**Problem to work on**
Return all entries word for word, but drop any images.
━━━━━ Excerpted data
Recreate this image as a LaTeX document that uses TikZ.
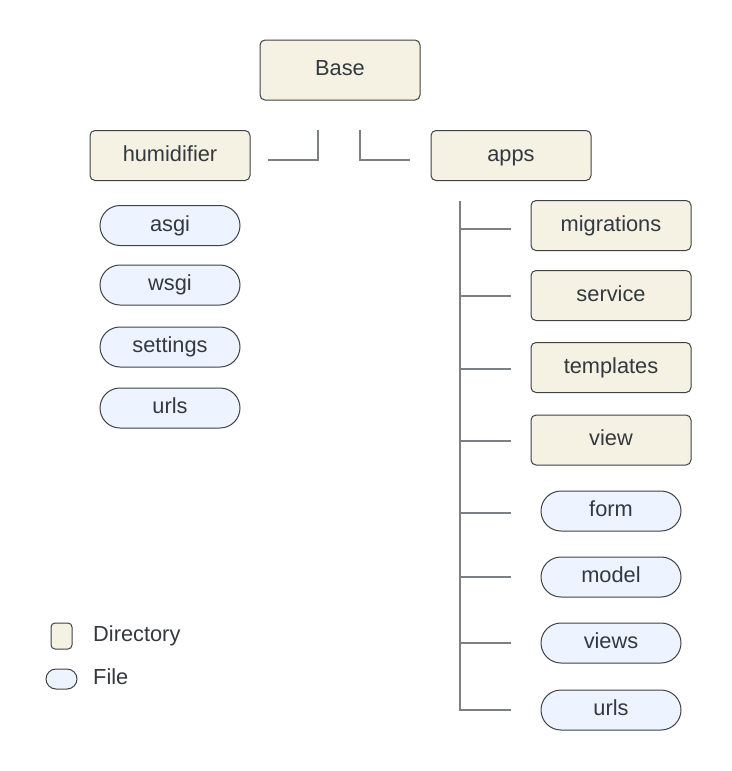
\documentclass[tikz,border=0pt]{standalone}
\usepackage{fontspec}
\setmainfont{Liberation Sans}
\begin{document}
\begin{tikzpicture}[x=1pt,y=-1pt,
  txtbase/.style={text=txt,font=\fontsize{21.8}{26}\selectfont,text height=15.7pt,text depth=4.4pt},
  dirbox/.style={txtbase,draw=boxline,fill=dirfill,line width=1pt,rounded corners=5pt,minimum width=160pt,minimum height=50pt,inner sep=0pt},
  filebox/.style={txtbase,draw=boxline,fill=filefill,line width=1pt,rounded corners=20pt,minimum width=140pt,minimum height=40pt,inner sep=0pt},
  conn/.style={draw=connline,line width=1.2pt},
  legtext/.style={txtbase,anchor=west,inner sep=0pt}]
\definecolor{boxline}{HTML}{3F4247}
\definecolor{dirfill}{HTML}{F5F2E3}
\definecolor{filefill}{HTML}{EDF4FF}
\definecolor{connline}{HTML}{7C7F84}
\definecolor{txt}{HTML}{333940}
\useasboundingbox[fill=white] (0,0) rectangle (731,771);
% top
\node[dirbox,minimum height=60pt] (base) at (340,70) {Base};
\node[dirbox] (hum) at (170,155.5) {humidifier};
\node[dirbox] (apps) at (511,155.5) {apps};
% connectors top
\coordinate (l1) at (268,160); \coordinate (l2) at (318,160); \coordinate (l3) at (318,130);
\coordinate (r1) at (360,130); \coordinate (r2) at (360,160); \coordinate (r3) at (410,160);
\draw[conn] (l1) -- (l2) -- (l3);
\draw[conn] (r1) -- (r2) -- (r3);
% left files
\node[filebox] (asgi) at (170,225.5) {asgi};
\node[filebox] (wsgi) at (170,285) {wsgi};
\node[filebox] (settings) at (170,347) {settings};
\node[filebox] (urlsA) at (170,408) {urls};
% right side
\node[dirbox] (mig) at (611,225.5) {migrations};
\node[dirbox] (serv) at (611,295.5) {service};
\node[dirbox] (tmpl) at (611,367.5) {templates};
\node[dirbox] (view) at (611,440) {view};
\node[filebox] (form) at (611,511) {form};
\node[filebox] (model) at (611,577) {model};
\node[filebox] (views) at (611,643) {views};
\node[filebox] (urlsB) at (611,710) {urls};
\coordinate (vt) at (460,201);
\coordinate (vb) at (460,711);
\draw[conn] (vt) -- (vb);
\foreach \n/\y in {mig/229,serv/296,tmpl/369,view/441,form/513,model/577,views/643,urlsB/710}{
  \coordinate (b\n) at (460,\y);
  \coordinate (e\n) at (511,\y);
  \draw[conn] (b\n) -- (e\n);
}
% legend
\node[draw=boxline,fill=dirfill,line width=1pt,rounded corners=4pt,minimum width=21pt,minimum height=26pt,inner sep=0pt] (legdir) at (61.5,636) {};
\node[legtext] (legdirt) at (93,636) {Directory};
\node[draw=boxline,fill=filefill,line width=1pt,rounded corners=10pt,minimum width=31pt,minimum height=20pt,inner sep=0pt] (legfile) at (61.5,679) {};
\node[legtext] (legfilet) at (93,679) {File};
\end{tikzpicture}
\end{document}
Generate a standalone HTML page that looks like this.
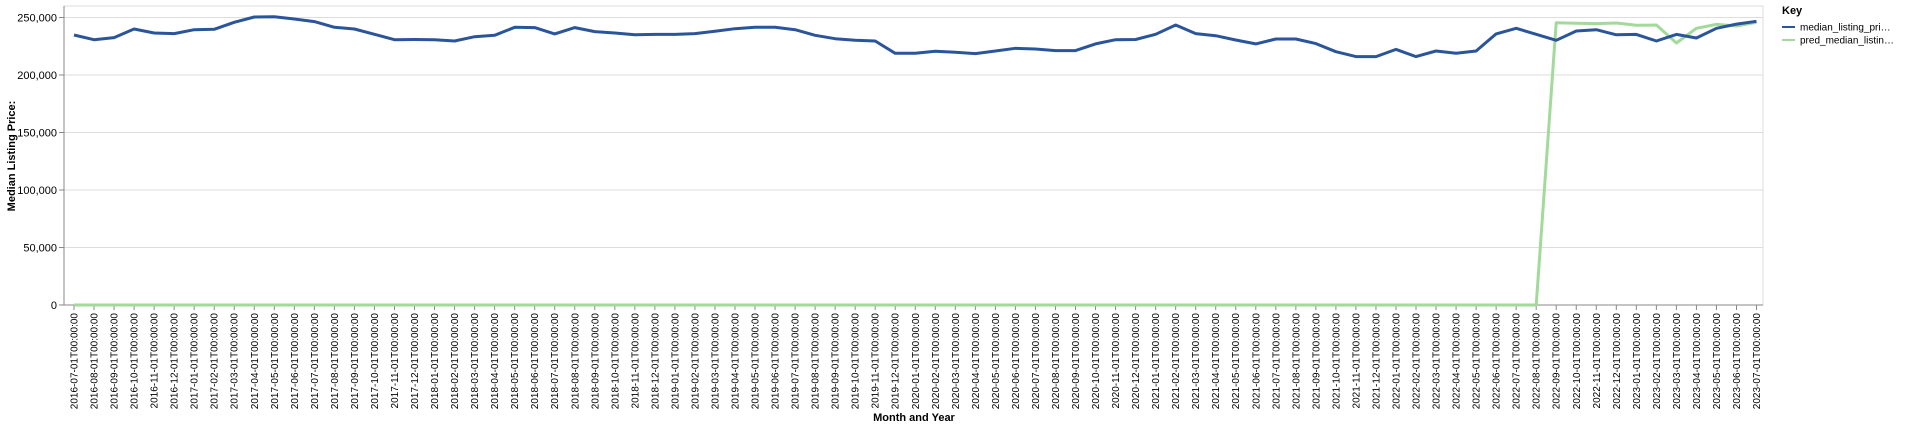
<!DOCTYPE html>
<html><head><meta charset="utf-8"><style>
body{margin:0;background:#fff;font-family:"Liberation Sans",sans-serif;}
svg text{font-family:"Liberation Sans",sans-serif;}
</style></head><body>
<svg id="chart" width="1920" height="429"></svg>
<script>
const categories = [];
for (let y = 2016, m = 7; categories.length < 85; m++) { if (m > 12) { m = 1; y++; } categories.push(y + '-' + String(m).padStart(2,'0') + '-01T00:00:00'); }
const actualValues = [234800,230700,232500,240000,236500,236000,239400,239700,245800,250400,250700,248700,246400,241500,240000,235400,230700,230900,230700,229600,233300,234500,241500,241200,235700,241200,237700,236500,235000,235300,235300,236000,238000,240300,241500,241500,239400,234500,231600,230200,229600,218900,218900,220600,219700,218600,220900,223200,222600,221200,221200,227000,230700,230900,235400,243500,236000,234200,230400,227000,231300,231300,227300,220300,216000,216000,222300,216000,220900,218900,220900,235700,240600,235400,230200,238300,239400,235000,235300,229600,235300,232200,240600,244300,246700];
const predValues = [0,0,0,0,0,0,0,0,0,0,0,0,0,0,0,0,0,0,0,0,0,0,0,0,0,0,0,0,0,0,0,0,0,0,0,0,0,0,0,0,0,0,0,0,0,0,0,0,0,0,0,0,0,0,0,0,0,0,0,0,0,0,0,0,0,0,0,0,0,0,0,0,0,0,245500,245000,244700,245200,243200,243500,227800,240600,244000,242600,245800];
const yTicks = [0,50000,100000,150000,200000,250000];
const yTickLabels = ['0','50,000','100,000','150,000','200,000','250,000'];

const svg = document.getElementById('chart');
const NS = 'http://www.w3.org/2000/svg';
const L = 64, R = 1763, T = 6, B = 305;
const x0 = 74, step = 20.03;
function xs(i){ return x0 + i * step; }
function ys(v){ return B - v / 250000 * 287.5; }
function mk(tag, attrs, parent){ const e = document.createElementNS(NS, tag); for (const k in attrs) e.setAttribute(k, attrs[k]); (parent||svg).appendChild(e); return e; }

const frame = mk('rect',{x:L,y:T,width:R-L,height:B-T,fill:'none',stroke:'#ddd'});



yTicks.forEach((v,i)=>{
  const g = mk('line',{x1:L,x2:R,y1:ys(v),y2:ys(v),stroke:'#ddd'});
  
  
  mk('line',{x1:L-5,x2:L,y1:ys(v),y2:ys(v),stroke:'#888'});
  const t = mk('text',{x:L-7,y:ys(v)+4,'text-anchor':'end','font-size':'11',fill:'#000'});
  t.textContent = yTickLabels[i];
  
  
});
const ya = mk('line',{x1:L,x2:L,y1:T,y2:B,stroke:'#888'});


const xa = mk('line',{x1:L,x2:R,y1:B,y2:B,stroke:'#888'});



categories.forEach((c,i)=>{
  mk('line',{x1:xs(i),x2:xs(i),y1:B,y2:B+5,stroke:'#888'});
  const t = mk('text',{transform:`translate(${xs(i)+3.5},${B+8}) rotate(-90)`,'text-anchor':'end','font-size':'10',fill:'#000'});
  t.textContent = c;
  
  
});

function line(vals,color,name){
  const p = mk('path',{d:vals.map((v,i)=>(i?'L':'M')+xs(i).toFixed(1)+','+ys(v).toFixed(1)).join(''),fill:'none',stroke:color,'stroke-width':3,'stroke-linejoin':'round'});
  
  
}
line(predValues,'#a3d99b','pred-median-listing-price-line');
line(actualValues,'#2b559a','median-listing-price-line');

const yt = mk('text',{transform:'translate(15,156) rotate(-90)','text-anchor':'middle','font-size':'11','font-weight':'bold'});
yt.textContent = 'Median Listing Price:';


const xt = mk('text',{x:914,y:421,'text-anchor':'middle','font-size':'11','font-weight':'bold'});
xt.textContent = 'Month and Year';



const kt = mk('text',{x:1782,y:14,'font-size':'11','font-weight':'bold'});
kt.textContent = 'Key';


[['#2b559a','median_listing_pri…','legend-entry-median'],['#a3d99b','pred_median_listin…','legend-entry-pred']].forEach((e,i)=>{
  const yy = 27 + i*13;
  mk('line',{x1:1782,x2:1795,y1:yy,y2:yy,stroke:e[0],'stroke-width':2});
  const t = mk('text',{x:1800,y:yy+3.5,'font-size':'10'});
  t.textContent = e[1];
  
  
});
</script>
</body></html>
━━━━━━━━━━
**Exercise response**
Recreate this image as a LaTeX document that uses TikZ.
\documentclass[tikz,border=0pt]{standalone}
\usepackage{fontspec}
\setmainfont{Liberation Sans}
\begin{document}
\begin{tikzpicture}[x=1pt,y=-1pt,
  txtbase/.style={text=txt,font=\fontsize{21.8}{26}\selectfont,text height=15.7pt,text depth=4.4pt},
  dirbox/.style={txtbase,draw=boxline,fill=dirfill,line width=1pt,rounded corners=5pt,minimum width=160pt,minimum height=50pt,inner sep=0pt},
  filebox/.style={txtbase,draw=boxline,fill=filefill,line width=1pt,rounded corners=20pt,minimum width=140pt,minimum height=40pt,inner sep=0pt},
  conn/.style={draw=connline,line width=1.2pt},
  legtext/.style={txtbase,anchor=west,inner sep=0pt}]
\definecolor{boxline}{HTML}{3F4247}
\definecolor{dirfill}{HTML}{F5F2E3}
\definecolor{filefill}{HTML}{EDF4FF}
\definecolor{connline}{HTML}{7C7F84}
\definecolor{txt}{HTML}{333940}
\useasboundingbox[fill=white] (0,0) rectangle (731,771);
% top
\node[dirbox,minimum height=60pt] (base) at (340,70) {Base};
\node[dirbox] (hum) at (170,155.5) {humidifier};
\node[dirbox] (apps) at (511,155.5) {apps};
% connectors top
\coordinate (l1) at (268,160); \coordinate (l2) at (318,160); \coordinate (l3) at (318,130);
\coordinate (r1) at (360,130); \coordinate (r2) at (360,160); \coordinate (r3) at (410,160);
\draw[conn] (l1) -- (l2) -- (l3);
\draw[conn] (r1) -- (r2) -- (r3);
% left files
\node[filebox] (asgi) at (170,225.5) {asgi};
\node[filebox] (wsgi) at (170,285) {wsgi};
\node[filebox] (settings) at (170,347) {settings};
\node[filebox] (urlsA) at (170,408) {urls};
% right side
\node[dirbox] (mig) at (611,225.5) {migrations};
\node[dirbox] (serv) at (611,295.5) {service};
\node[dirbox] (tmpl) at (611,367.5) {templates};
\node[dirbox] (view) at (611,440) {view};
\node[filebox] (form) at (611,511) {form};
\node[filebox] (model) at (611,577) {model};
\node[filebox] (views) at (611,643) {views};
\node[filebox] (urlsB) at (611,710) {urls};
\coordinate (vt) at (460,201);
\coordinate (vb) at (460,711);
\draw[conn] (vt) -- (vb);
\foreach \n/\y in {mig/229,serv/296,tmpl/369,view/441,form/513,model/577,views/643,urlsB/710}{
  \coordinate (b\n) at (460,\y);
  \coordinate (e\n) at (511,\y);
  \draw[conn] (b\n) -- (e\n);
}
% legend
\node[draw=boxline,fill=dirfill,line width=1pt,rounded corners=4pt,minimum width=21pt,minimum height=26pt,inner sep=0pt] (legdir) at (61.5,636) {};
\node[legtext] (legdirt) at (93,636) {Directory};
\node[draw=boxline,fill=filefill,line width=1pt,rounded corners=10pt,minimum width=31pt,minimum height=20pt,inner sep=0pt] (legfile) at (61.5,679) {};
\node[legtext] (legfilet) at (93,679) {File};
\end{tikzpicture}
\end{document}
Generate a standalone HTML page that looks like this.
<!DOCTYPE html>
<html><head><meta charset="utf-8"><style>
body{margin:0;background:#fff;font-family:"Liberation Sans",sans-serif;}
svg text{font-family:"Liberation Sans",sans-serif;}
</style></head><body>
<svg id="chart" width="1920" height="429"></svg>
<script>
const categories = [];
for (let y = 2016, m = 7; categories.length < 85; m++) { if (m > 12) { m = 1; y++; } categories.push(y + '-' + String(m).padStart(2,'0') + '-01T00:00:00'); }
const actualValues = [234800,230700,232500,240000,236500,236000,239400,239700,245800,250400,250700,248700,246400,241500,240000,235400,230700,230900,230700,229600,233300,234500,241500,241200,235700,241200,237700,236500,235000,235300,235300,236000,238000,240300,241500,241500,239400,234500,231600,230200,229600,218900,218900,220600,219700,218600,220900,223200,222600,221200,221200,227000,230700,230900,235400,243500,236000,234200,230400,227000,231300,231300,227300,220300,216000,216000,222300,216000,220900,218900,220900,235700,240600,235400,230200,238300,239400,235000,235300,229600,235300,232200,240600,244300,246700];
const predValues = [0,0,0,0,0,0,0,0,0,0,0,0,0,0,0,0,0,0,0,0,0,0,0,0,0,0,0,0,0,0,0,0,0,0,0,0,0,0,0,0,0,0,0,0,0,0,0,0,0,0,0,0,0,0,0,0,0,0,0,0,0,0,0,0,0,0,0,0,0,0,0,0,0,0,245500,245000,244700,245200,243200,243500,227800,240600,244000,242600,245800];
const yTicks = [0,50000,100000,150000,200000,250000];
const yTickLabels = ['0','50,000','100,000','150,000','200,000','250,000'];

const svg = document.getElementById('chart');
const NS = 'http://www.w3.org/2000/svg';
const L = 64, R = 1763, T = 6, B = 305;
const x0 = 74, step = 20.03;
function xs(i){ return x0 + i * step; }
function ys(v){ return B - v / 250000 * 287.5; }
function mk(tag, attrs, parent){ const e = document.createElementNS(NS, tag); for (const k in attrs) e.setAttribute(k, attrs[k]); (parent||svg).appendChild(e); return e; }

const frame = mk('rect',{x:L,y:T,width:R-L,height:B-T,fill:'none',stroke:'#ddd'});



yTicks.forEach((v,i)=>{
  const g = mk('line',{x1:L,x2:R,y1:ys(v),y2:ys(v),stroke:'#ddd'});
  
  
  mk('line',{x1:L-5,x2:L,y1:ys(v),y2:ys(v),stroke:'#888'});
  const t = mk('text',{x:L-7,y:ys(v)+4,'text-anchor':'end','font-size':'11',fill:'#000'});
  t.textContent = yTickLabels[i];
  
  
});
const ya = mk('line',{x1:L,x2:L,y1:T,y2:B,stroke:'#888'});


const xa = mk('line',{x1:L,x2:R,y1:B,y2:B,stroke:'#888'});



categories.forEach((c,i)=>{
  mk('line',{x1:xs(i),x2:xs(i),y1:B,y2:B+5,stroke:'#888'});
  const t = mk('text',{transform:`translate(${xs(i)+3.5},${B+8}) rotate(-90)`,'text-anchor':'end','font-size':'10',fill:'#000'});
  t.textContent = c;
  
  
});

function line(vals,color,name){
  const p = mk('path',{d:vals.map((v,i)=>(i?'L':'M')+xs(i).toFixed(1)+','+ys(v).toFixed(1)).join(''),fill:'none',stroke:color,'stroke-width':3,'stroke-linejoin':'round'});
  
  
}
line(predValues,'#a3d99b','pred-median-listing-price-line');
line(actualValues,'#2b559a','median-listing-price-line');

const yt = mk('text',{transform:'translate(15,156) rotate(-90)','text-anchor':'middle','font-size':'11','font-weight':'bold'});
yt.textContent = 'Median Listing Price:';


const xt = mk('text',{x:914,y:421,'text-anchor':'middle','font-size':'11','font-weight':'bold'});
xt.textContent = 'Month and Year';



const kt = mk('text',{x:1782,y:14,'font-size':'11','font-weight':'bold'});
kt.textContent = 'Key';


[['#2b559a','median_listing_pri…','legend-entry-median'],['#a3d99b','pred_median_listin…','legend-entry-pred']].forEach((e,i)=>{
  const yy = 27 + i*13;
  mk('line',{x1:1782,x2:1795,y1:yy,y2:yy,stroke:e[0],'stroke-width':2});
  const t = mk('text',{x:1800,y:yy+3.5,'font-size':'10'});
  t.textContent = e[1];
  
  
});
</script>
</body></html>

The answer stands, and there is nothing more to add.